"Fail to prepare; prepare to fail." - Roy Keane
Pat Lam likes to reach right back into his vast memory vault when it comes to dealing with the here and now.
Connacht will cross the Irish sea to come face-to-face with their final frontier this season at the home of Scottish rugby in the PRO12 League final.
Besides centre Bundee Aki pocketing the Super Rugby title with Waikato Chiefs, Lam is short of proven winners to guide his men through the minefield that this week can become.
"Probably the biggest learning I've ever had, it's one that was massive for me as a young player, was Rugby World Cup 1991 with Samoa," he recalled.
"I remember we beat Wales and just lost to Australia and beat Argentina.
"That whole time, we had no one at training, we could go anywhere without being interrupted, we stayed in a three star hotel.
"Everything was low profile and we went about our business.
"Then, we qualified for the quarter-finals and we went to Scotland.
"Everything changed. It was an unbelievably crazy week.
"We had families in hotels, more gear, we were staying 5-star hotels. The boys had buffet food. It was a complete change.
"Scotland in the mean-time, with Ian McGeechan - he told me exactly what they did - they got themselves into Test match mode, no interruptions, and they came out and blitzed us in the quarter-final."
The week of a final has to mirror every other week.
Players are creatures of habit. It is all about routine and repetition.
And still. Outside The Sportsground, the city, the province is changed. The distractions are everywhere.
"The worst thing you can do is insulate them (the players)," he acknowledged.
"There is a lot of goodwill and I know the boys have all seen the same sort of things, seen the flags. It's great.

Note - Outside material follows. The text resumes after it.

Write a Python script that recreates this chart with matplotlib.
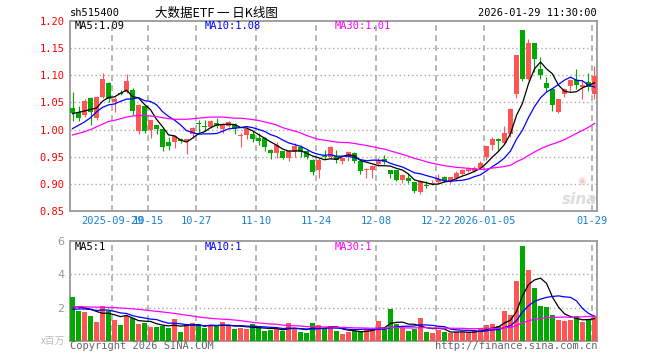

"It's being able to say 'this is over here, and it's great, but this is what we do'.
"I think that's the most important thing and we've been doing that all year."
In many ways, the seeds for the current harvest were sown in December 2013 when Connacht shocked Toulouse in the Heineken Cup in the South of France.
"I thought after that win there, the way I remember about that was it was a massive turning point for me in the sense of what we did and what we could do.
"The way we peaked for that game that day was we were here and then 'boom' we hit there," he gesticulated with his hands.
"We knew we had a lot of work to do, but that gave us confidence of what we could do.
"The reason we didn't celebrate that was we had a six day turnaround. We had to get back here to play them (Toulouse) on the Friday.
"It was just a win. There wasn't something to celebrate. We just had a good win.
"If we win on the weekend, that's when we have a big celebration."
It has been a journey of discovery for Connacht which culminated in the semi-final domination of Glasgow Warriors, producing one of those good old-fashioned pitch invasions.
"I knew a lot of people. That was the cool thing," he recalled.
"Normally, it's just people but these were people you knew , some from my kids' school, some from neighbours, people I have just seen around the place.
"It was fantastic and, then, when I was walking off you could see people on their phones.
"I said: 'what are you up to?'
"And they said: 'we're trying to book flights.'
"Everyone was trying to get going. It was just a massive buzz."
The people of Connacht will take planes, trains and automobiles to get to Murrayfield.
It is their first final. It could even be their last. Or is this a permanent change in the landscape of Irish rugby?
Can Connacht make a sustainable challenge?
Much will be revealed in Scotland on Saturday evening.